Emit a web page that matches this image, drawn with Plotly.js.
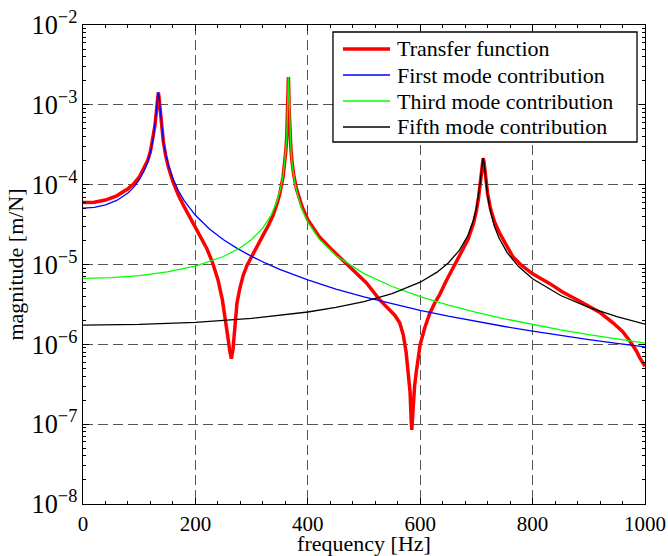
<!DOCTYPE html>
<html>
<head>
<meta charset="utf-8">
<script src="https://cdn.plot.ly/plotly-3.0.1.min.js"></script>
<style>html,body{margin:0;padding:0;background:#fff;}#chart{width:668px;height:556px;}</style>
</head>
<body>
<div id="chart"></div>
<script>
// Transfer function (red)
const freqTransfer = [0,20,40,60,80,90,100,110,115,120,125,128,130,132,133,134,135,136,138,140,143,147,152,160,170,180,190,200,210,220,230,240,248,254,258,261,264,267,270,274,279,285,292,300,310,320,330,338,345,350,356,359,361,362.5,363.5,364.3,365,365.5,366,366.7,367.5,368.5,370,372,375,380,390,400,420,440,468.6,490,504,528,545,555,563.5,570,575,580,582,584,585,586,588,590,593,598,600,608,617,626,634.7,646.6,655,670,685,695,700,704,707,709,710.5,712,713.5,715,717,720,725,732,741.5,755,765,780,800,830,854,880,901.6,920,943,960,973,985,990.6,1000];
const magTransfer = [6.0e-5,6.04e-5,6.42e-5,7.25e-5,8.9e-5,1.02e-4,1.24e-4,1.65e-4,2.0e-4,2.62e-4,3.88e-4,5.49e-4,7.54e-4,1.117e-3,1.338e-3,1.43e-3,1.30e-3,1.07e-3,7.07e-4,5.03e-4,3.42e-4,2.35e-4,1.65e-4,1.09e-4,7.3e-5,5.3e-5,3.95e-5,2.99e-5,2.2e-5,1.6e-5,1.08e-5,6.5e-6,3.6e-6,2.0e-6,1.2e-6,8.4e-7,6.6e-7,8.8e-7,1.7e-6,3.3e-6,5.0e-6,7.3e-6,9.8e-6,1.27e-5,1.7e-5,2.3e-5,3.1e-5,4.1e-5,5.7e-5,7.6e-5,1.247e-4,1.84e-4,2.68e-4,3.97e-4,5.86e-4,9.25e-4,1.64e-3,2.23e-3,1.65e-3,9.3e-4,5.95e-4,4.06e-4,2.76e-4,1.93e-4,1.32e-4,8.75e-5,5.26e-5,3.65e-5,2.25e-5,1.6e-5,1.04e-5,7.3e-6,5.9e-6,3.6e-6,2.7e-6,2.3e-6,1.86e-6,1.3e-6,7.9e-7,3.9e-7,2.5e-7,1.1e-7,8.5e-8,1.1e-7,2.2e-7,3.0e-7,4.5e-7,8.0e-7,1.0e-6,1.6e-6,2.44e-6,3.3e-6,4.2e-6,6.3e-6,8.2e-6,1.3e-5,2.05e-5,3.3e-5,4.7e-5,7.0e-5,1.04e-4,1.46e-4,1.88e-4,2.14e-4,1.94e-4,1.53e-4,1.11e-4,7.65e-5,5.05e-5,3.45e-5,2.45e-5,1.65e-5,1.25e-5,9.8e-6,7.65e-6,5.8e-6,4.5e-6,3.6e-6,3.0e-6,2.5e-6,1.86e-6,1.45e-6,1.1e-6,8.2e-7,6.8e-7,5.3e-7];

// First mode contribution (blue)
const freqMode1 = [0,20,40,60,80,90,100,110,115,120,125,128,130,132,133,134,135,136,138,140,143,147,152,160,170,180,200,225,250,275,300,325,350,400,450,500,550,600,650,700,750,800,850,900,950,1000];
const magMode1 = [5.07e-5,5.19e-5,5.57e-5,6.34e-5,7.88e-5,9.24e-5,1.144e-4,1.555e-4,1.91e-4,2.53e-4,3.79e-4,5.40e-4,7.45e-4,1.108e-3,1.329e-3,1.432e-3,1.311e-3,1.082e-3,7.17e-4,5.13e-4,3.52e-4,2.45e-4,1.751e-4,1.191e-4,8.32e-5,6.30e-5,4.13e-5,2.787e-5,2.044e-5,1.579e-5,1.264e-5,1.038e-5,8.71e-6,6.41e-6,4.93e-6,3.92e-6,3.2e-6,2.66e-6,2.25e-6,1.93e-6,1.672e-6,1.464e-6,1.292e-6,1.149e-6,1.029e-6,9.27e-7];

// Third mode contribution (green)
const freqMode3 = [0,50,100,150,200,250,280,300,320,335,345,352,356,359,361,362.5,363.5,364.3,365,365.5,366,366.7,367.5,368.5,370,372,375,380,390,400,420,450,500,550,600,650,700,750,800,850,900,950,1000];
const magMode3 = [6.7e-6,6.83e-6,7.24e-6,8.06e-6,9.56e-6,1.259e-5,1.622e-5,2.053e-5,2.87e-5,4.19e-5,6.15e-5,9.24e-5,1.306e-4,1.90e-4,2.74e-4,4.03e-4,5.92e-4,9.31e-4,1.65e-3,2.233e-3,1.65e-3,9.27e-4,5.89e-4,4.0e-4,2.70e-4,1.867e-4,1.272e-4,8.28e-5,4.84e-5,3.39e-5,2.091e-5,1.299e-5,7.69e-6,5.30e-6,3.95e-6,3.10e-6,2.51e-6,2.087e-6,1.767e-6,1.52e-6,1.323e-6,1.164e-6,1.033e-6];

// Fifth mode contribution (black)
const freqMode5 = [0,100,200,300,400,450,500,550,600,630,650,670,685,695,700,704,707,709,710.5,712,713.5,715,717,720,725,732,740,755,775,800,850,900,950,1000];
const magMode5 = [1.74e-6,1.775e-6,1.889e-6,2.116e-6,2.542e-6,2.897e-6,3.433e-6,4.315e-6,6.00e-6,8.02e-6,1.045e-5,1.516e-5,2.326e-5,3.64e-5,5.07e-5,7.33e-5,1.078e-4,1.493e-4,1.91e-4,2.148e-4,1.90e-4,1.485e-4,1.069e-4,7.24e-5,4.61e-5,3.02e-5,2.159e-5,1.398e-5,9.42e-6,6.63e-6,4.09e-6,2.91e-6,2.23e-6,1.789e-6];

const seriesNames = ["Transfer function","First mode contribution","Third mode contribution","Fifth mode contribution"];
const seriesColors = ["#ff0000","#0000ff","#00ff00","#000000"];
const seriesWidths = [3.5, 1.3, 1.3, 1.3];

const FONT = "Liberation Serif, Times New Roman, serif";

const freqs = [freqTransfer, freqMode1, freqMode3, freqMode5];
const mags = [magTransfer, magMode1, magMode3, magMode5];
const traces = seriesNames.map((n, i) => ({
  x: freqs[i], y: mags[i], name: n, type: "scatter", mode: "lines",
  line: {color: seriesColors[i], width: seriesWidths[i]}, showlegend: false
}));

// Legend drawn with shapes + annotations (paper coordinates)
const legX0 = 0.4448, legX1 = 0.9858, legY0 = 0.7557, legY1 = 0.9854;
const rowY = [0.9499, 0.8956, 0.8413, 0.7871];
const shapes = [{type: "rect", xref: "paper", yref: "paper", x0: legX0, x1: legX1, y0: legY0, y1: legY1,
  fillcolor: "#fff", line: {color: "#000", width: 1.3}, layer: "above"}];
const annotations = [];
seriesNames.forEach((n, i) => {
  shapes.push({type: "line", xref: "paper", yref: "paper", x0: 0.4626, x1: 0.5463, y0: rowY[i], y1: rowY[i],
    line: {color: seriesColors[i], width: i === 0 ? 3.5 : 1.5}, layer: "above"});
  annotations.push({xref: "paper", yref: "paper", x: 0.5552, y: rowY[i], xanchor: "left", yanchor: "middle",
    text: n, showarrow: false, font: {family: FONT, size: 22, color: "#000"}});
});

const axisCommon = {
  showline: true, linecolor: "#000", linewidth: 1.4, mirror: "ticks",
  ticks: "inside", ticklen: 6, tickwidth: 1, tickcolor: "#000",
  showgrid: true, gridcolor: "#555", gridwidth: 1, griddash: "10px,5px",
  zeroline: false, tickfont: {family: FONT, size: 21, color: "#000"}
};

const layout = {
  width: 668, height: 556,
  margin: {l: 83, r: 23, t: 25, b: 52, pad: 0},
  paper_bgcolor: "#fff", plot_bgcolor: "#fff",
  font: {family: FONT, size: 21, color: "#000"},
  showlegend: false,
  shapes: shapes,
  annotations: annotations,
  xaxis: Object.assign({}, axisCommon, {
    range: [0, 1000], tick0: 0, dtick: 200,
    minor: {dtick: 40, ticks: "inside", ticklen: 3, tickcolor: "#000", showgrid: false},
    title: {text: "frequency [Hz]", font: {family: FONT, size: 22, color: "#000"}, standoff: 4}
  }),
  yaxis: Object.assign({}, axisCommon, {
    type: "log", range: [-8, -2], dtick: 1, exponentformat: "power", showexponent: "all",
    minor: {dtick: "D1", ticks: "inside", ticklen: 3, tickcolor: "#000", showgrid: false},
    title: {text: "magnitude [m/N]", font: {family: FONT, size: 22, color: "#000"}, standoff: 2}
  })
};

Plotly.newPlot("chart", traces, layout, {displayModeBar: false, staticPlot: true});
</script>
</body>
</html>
● ● ● ● ●
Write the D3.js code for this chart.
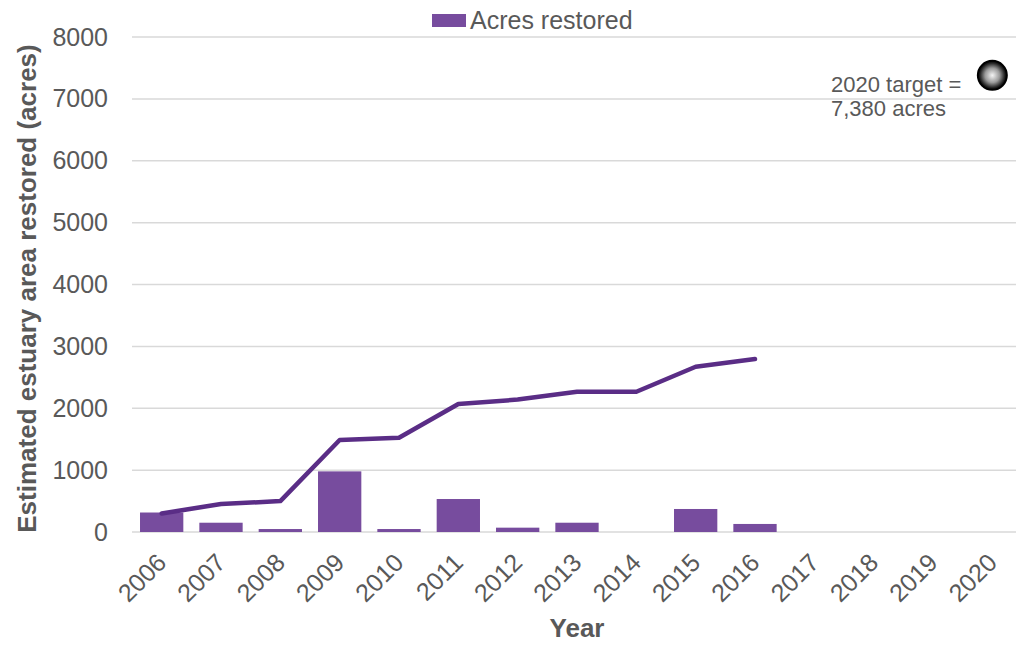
● ● ● ● ●
Extract, from the material above, each line holding the word "drawn".

Emit a web page that matches this image, drawn with Plotly.js.
// Legend drawn with shapes + annotations (paper coordinates)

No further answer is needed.